Review: 'Memorial,' By Bryan Washington Bryan Washington's eagerly awaited first novel is set in Houston — just like his short stories — and follows two young gay men whose relationship is tested when one man's mother comes to visit.
NPR logo 'Memorial' Is A Debut Novel That Feels Like The Work Of A Master

Review

Book Reviews

'Memorial' Is A Debut Novel That Feels Like The Work Of A Master

Riverhead Books
Memorial, by Bryan Washington
Riverhead Books

It didn't take Bryan Washington long to become a literary star. The Houston author took the book world by storm last year with his debut short story collection, Lot, a love letter (or something like it) to his hometown of Houston that received rave reviews from critics — including former President Obama, who called the book one of his favorites of the year.

Readers who fell in love with Washington's perceptive writing haven't had to wait too long for his follow-up, Memorial, a novel that's also set in Houston. Here's some good news for the writer's admirers: Memorial isn't just every bit as brilliant as its predecessor. It's somehow even better.

Washington's novel follows Benson and Mike, two young gay men living together in Houston's Third Ward, a predominantly Black neighborhood that's quickly gentrified over the past few years. The college students moving in aren't entirely unwelcome, as Benson wryly notes: "The black folks who've lived here for decades let them do it, happy for the scientific fact that white kids keep the cops away."

Benson and Mike are a couple — kind of. The two fight frequently, and both seem reluctant to discuss at length what exactly their relationship is, and where it's going. Their discussions tend to lead to fights, which lead to sex, but they're otherwise frustratingly unproductive: "What conversations do you have when you feel like there's nothing you want to say?" Mike thinks.

Their relationship is forced to undergo its greatest test when Mike tells Benson that he's going to visit his dying father, Eiju, in Japan — the day after his mother, Mitsuko, is set to arrive in Houston for a long visit. Benson isn't excited about spending an indeterminate amount of time with a woman he's never met; Mitsuko is crushed that her son has chosen to skip town to visit the ex-husband whom she doesn't seem to hold in particularly high regard.

While Benson adjusts to life with Mitsuko, all the while juggling his job at a daycare and his own troubled family, Mike stays with his father in Osaka, helping Eiju run his bar, observing the tavern's regulars, and communicating with Benson via sporadic text messages. Benson makes periodic attempts to draw Mitsuko out, but they're mostly unsuccessful. At one point, Benson notes that he and Mitsuko have barely talked about Mike, she replies, "He came out of my body. He's a homosexual. He left his mother with a stranger. I've already got everything I need to know."

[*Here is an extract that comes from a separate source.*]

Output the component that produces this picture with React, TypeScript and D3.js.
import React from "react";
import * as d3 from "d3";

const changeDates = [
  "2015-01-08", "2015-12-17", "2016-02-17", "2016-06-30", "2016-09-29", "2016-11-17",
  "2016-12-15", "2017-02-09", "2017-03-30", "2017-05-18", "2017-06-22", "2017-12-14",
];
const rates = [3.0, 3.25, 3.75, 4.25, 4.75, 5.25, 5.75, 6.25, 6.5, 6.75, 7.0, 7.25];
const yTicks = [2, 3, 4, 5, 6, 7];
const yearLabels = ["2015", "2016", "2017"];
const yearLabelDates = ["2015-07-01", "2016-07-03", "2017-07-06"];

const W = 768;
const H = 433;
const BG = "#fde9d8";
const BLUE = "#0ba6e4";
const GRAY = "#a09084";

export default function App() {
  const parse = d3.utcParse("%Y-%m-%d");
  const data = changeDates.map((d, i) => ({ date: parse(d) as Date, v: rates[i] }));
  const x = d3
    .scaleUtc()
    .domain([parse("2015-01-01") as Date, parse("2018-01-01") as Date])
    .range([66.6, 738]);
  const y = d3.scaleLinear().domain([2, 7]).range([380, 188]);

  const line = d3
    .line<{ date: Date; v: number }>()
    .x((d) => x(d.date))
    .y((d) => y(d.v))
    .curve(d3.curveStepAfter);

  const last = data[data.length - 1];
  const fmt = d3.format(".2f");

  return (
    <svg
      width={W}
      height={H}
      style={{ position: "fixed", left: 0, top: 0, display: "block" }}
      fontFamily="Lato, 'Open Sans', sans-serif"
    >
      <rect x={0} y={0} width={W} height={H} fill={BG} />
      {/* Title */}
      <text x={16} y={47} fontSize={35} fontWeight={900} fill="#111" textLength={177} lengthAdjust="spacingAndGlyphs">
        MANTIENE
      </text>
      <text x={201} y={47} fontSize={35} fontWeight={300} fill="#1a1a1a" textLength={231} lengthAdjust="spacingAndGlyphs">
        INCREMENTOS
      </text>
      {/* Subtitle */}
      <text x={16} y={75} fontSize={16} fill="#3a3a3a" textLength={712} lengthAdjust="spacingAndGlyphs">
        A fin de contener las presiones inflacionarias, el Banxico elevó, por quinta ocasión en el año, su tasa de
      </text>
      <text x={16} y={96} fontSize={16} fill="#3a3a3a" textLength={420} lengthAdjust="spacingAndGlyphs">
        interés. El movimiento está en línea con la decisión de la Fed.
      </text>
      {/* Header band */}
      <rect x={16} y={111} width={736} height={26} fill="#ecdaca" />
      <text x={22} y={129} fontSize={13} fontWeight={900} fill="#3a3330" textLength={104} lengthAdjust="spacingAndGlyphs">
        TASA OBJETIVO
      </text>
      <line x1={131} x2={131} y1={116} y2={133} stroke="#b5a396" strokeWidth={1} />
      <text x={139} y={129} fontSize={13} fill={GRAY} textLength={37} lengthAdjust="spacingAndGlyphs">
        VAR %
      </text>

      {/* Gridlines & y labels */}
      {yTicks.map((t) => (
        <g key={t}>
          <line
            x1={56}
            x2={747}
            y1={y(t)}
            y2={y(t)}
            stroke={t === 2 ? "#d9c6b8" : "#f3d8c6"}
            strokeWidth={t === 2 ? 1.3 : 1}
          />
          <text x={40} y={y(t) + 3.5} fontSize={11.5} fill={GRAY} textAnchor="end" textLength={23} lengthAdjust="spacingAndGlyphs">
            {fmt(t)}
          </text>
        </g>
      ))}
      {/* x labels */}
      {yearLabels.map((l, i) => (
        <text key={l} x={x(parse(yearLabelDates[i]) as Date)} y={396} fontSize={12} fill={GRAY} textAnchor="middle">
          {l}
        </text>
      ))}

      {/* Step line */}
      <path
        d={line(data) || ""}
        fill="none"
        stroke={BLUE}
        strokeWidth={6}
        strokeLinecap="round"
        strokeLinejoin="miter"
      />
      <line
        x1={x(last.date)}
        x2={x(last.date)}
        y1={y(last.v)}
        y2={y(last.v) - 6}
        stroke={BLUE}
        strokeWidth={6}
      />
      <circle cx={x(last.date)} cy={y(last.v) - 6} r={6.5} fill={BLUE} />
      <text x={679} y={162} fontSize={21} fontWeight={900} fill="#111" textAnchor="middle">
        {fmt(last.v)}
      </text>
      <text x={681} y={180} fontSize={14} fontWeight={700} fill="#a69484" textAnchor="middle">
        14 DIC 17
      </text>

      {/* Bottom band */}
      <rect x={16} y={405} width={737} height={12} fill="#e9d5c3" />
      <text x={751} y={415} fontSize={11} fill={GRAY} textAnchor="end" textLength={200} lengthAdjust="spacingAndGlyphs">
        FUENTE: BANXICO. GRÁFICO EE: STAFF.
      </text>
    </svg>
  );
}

All the while, Benson and Mike continue to ponder what they want — what they need, although they'd never use the word — from each other. When Mike asks Benson what he wants out of the relationship, Benson becomes uncomfortable, telling Mike that he's "okay" with the way things are. "Okay is good," Benson says. "All right is good. Most people don't get more than that. That's a myth."

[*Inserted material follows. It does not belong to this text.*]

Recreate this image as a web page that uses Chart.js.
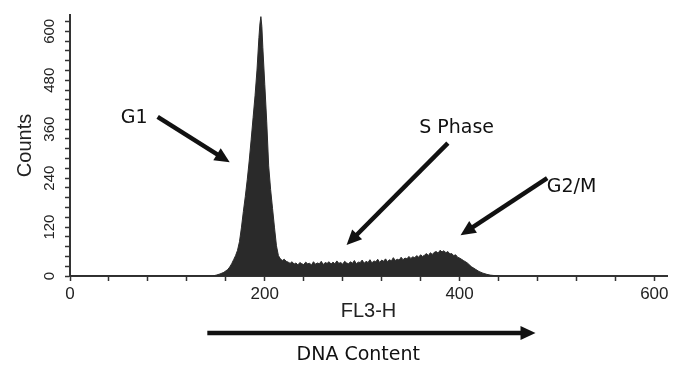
<!DOCTYPE html>
<html>
<head>
<meta charset="utf-8">
<script src="https://cdn.jsdelivr.net/npm/chart.js@4/dist/chart.umd.min.js"></script>
<style>
html, body { margin: 0; padding: 0; background: #fff; }
</style>
</head>
<body>
<canvas id="myChart" width="683" height="365"></canvas>
<script>
// FL3-H channel and counts
const fl3 = [0, 146, 150, 154, 158, 162, 164, 166, 168, 170, 172, 174, 176, 178, 180, 182, 184, 186, 188, 190,
  192, 194, 195, 196, 197, 198, 200, 202, 204, 206, 208, 210, 212, 214, 216, 218, 220, 222,
  224, 226, 228, 230, 232, 234, 236, 238, 240, 242, 244, 246, 248, 250, 252, 254, 256, 258, 260, 262,
  264, 266, 268, 270, 272, 274, 276, 278, 280, 282, 284, 286, 288, 290, 292, 294, 296, 298, 300, 302,
  304, 306, 308, 310, 312, 314, 316, 318, 320, 322, 324, 326, 328, 330, 332, 334, 336, 338, 340, 342,
  344, 346, 348, 350, 352, 354, 356, 358, 360, 362, 364, 366, 368, 370, 372, 374, 376, 378, 380, 382,
  384, 386, 388, 390, 392, 394, 396, 398, 400, 404, 408, 412, 416, 420, 424, 428, 432, 436, 440];
const counts = [0, 0, 2, 5, 9, 16, 22, 30, 40, 50, 63, 84, 118, 158, 195, 236, 282, 334, 388, 442,
  505, 585, 618, 636, 612, 560, 470, 378, 270, 212, 165, 118, 74, 50, 42, 38, 41, 36,
  34, 31, 35, 29, 32, 27, 33, 30, 28, 34, 30, 31, 27, 35, 29, 32, 30, 36, 28, 33,
  31, 35, 29, 34, 30, 37, 31, 33, 29, 36, 32, 30, 35, 31, 38, 30, 34, 33, 39, 31,
  36, 33, 40, 32, 37, 35, 41, 33, 39, 36, 42, 35, 40, 37, 45, 38, 41, 39, 46, 40,
  44, 42, 48, 43, 47, 45, 50, 46, 52, 48, 51, 55, 50, 57, 53, 58, 60, 56, 63, 59,
  62, 57, 60, 54, 55, 50, 52, 46, 44, 38, 32, 23, 17, 11, 7, 4, 2, 1, 0];
const xLabels = [0, 200, 400, 600];
const yLabels = [0, 120, 240, 360, 480, 600];

// annotations in data units: label centre, arrow tail, arrow tip
const notes = [
  { text: 'G1', at: [66, 387], from: [90, 390], to: [164, 279] },
  { text: 'S Phase', at: [397, 363], from: [388, 326], to: [284, 76] },
  { text: 'G2/M', at: [515, 218], from: [490, 240], to: [401, 100] },
  { text: 'DNA Content', at: [296, -194], from: [141, -140], to: [478, -140] }
];

function drawArrow(ctx, x1, y1, x2, y2) {
  const a = Math.atan2(y2 - y1, x2 - x1);
  const head = 15, half = 7;
  ctx.lineWidth = 4.5;
  ctx.beginPath();
  ctx.moveTo(x1, y1);
  ctx.lineTo(x2 - Math.cos(a) * head * 0.8, y2 - Math.sin(a) * head * 0.8);
  ctx.stroke();
  ctx.beginPath();
  ctx.moveTo(x2, y2);
  ctx.lineTo(x2 - Math.cos(a) * head - Math.sin(a) * half, y2 - Math.sin(a) * head + Math.cos(a) * half);
  ctx.lineTo(x2 - Math.cos(a) * head + Math.sin(a) * half, y2 - Math.sin(a) * head - Math.cos(a) * half);
  ctx.closePath();
  ctx.fill();
}

const arrows = {
  id: 'arrows',
  afterDraw(chart) {
    const ctx = chart.ctx, xs = chart.scales.x, ys = chart.scales.y;
    ctx.save();
    ctx.fillStyle = '#111';
    ctx.strokeStyle = '#111';
    ctx.font = '19px "DejaVu Sans"';
    ctx.textAlign = 'center';
    ctx.textBaseline = 'middle';
    notes.forEach(n => {
      ctx.fillText(n.text, xs.getPixelForValue(n.at[0]), ys.getPixelForValue(n.at[1]));
      drawArrow(ctx, xs.getPixelForValue(n.from[0]), ys.getPixelForValue(n.from[1]),
        xs.getPixelForValue(n.to[0]), ys.getPixelForValue(n.to[1]));
    });
    ctx.restore();
  }
};

const ctx = document.getElementById('myChart').getContext('2d');
const myChart = new Chart(ctx, {
  type: 'line',
  data: {
    datasets: [{
      label: 'Counts',
      data: fl3.map((v, i) => ({ x: v, y: counts[i] })),
      borderColor: '#2a2a2a',
      backgroundColor: '#2a2a2a',
      borderWidth: 1,
      pointRadius: 0,
      tension: 0,
      fill: 'origin'
    }]
  },
  options: {
    responsive: false,
    animation: false,
    devicePixelRatio: 1,
    layout: { padding: { left: 0, right: 16, top: 15, bottom: 44 } },
    plugins: { legend: { display: false }, tooltip: { enabled: false } },
    scales: {
      x: {
        type: 'linear',
        min: 0,
        max: 613,
        afterFit: s => { s.height = 45; },
        border: { color: '#333', width: 2 },
        grid: { drawOnChartArea: false, tickLength: 5, color: '#333', tickWidth: 1.5 },
        ticks: {
          stepSize: 40,
          includeBounds: false,
          autoSkip: false,
          maxRotation: 0,
          padding: 3,
          color: '#222',
          font: { family: '"Liberation Sans"', size: 17 },
          callback: v => xLabels.includes(v) ? v : ''
        },
        title: { display: true, text: 'FL3-H', color: '#222', padding: 0,
          font: { family: '"Liberation Sans"', size: 20, lineHeight: 1 } }
      },
      y: {
        min: 0,
        max: 640,
        afterFit: s => { s.width = 70; },
        border: { color: '#333', width: 2 },
        grid: { drawOnChartArea: false, tickLength: 5, color: '#333', tickWidth: 1.5 },
        ticks: {
          stepSize: 24,
          includeBounds: false,
          autoSkip: false,
          minRotation: 90,
          maxRotation: 90,
          crossAlign: 'center',
          padding: 3,
          color: '#222',
          font: { family: '"Liberation Sans"', size: 15 },
          callback: v => yLabels.includes(v) ? v : ''
        },
        title: { display: true, text: 'Counts', color: '#222', padding: { top: 13, bottom: 0 },
          font: { family: '"Liberation Sans"', size: 20, lineHeight: 1.2 } }
      }
    }
  },
  plugins: [arrows]
});
</script>
</body>
</html>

It's clear that he doesn't entirely believe that, and part of what makes Memorial so believable is Washington's uncanny ability to draw the reader's attention to what's not said as much as what is. The dialogue in the novel is pitch-perfect, but it's in the spaces between the talking — the awkward silences, the questions left unanswered — that the characters reveal themselves.

It's a difficult tactic to pull off, but Washington does it masterfully, and it especially pays off with regard to Benson, who's taciturn and just on the edge of emotionally unavailable. "He was stupefyingly shy," Mike thinks, remembering his early days with Benson. "He was the ... worst to figure out. But I wanted to figure him out." By the end of the novel, the reader doesn't quite have Benson entirely figured out, but knows enough to care, knows enough to feel something like kinship.

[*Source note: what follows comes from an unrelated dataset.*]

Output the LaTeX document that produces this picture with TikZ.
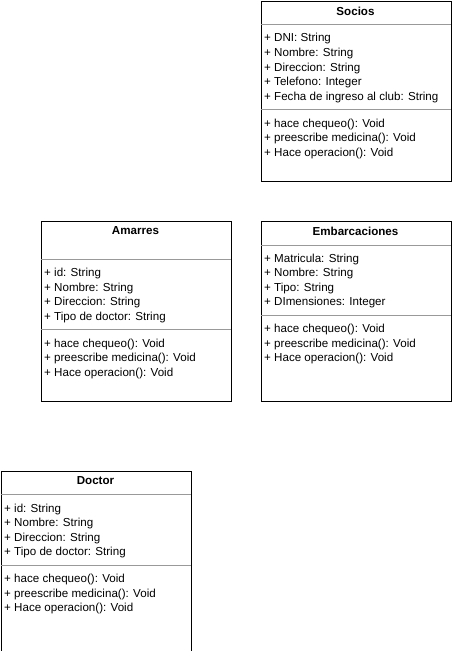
\documentclass[tikz,border=0pt]{standalone}
\usepackage{fontspec}
\setmainfont{Liberation Sans}
\begin{document}
\begin{tikzpicture}[x=1pt,y=-1pt,
  classbox/.style={draw=black,line width=0.8pt,minimum width=190pt,minimum height=180pt,inner sep=0pt,anchor=north west},
  divider/.style={draw=black!40,line width=0.8pt},
  title/.style={font=\fontsize{11.6}{13}\selectfont\bfseries,anchor=center,inner sep=0pt},
  item/.style={font=\fontsize{11.6}{13}\selectfont,anchor=west,inner sep=0pt,yshift=-1pt}]
\useasboundingbox (0,0) rectangle (451,651);
% Socios
\node[classbox] (S) at (260.5,0.5) {};
\node[title] (St) at (355.5,11) {Socios};
\draw[divider] ([yshift=-24]S.north west) -- ([yshift=-24]S.north east);
\node[item] (S1) at (264,37.5) {+ DNI: String};
\node[item] (S2) at (264,52.5) {+ Nombre: String};
\node[item] (S3) at (264,67) {+ Direccion: String};
\node[item] (S4) at (264,81.5) {+ Telefono: Integer};
\node[item] (S5) at (264,96) {+ Fecha de ingreso al club: String};
\draw[divider] ([yshift=-109]S.north west) -- ([yshift=-109]S.north east);
\node[item] (S6) at (264,123) {+ hace chequeo(): Void};
\node[item] (S7) at (264,137.5) {+ preescribe medicina(): Void};
\node[item] (S8) at (264,152) {+ Hace operacion(): Void};
% Amarres
\node[classbox] (A) at (40.5,220.5) {};
\node[title] (At) at (135.5,231) {Amarres};
\draw[divider] ([yshift=-39]A.north west) -- ([yshift=-39]A.north east);
\node[item] (A1) at (44,272.5) {+ id: String};
\node[item] (A2) at (44,287) {+ Nombre: String};
\node[item] (A3) at (44,301.5) {+ Direccion: String};
\node[item] (A4) at (44,316) {+ Tipo de doctor: String};
\draw[divider] ([yshift=-109]A.north west) -- ([yshift=-109]A.north east);
\node[item] (A5) at (44,343) {+ hace chequeo(): Void};
\node[item] (A6) at (44,357.5) {+ preescribe medicina(): Void};
\node[item] (A7) at (44,372) {+ Hace operacion(): Void};
% Embarcaciones
\node[classbox] (E) at (260.5,220.5) {};
\node[title] (Et) at (355.5,231) {Embarcaciones};
\draw[divider] ([yshift=-25]E.north west) -- ([yshift=-25]E.north east);
\node[item] (E1) at (264,258) {+ Matricula: String};
\node[item] (E2) at (264,272.5) {+ Nombre: String};
\node[item] (E3) at (264,287) {+ Tipo: String};
\node[item] (E4) at (264,301.5) {+ DImensiones: Integer};
\draw[divider] ([yshift=-95]E.north west) -- ([yshift=-95]E.north east);
\node[item] (E5) at (264,328.5) {+ hace chequeo(): Void};
\node[item] (E6) at (264,343) {+ preescribe medicina(): Void};
\node[item] (E7) at (264,357.5) {+ Hace operacion(): Void};
% Doctor
\node[classbox] (D) at (0.5,470.5) {};
\node[title] (Dt) at (95.5,481) {Doctor};
\draw[divider] ([yshift=-24]D.north west) -- ([yshift=-24]D.north east);
\node[item] (D1) at (4,508) {+ id: String};
\node[item] (D2) at (4,522.5) {+ Nombre: String};
\node[item] (D3) at (4,537) {+ Direccion: String};
\node[item] (D4) at (4,551.5) {+ Tipo de doctor: String};
\draw[divider] ([yshift=-95]D.north west) -- ([yshift=-95]D.north east);
\node[item] (D5) at (4,578.5) {+ hace chequeo(): Void};
\node[item] (D6) at (4,593) {+ preescribe medicina(): Void};
\node[item] (D7) at (4,607.5) {+ Hace operacion(): Void};
\end{tikzpicture}
\end{document}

Washington also has a remarkable eye for family dynamics. The scenes featuring Mike and Eiju are alternatingly funny and heartbreaking — Eiju is occasionally charming despite being a bit of a jerk, and Mike's attempts to form some kind of connection with him ring very true to life. Similarly, Benson's reluctant conversations with his father — a spiraling alcoholic who kicked Benson out of his house after learning the young man was HIV-positive — are tough to read, but perfectly rendered.

Washington is an enormously gifted author, and his writing — spare, unadorned, but beautiful — reads like the work of a writer who's been working for decades, not one who has yet to turn 30. Just like Lot, Memorial is a quietly stunning book, a masterpiece that asks us to reflect on what we owe to the people who enter our lives. There's no easy answer, of course, but Mike, at one point, comes close: "You just have to stick around. That's enough. It has to be."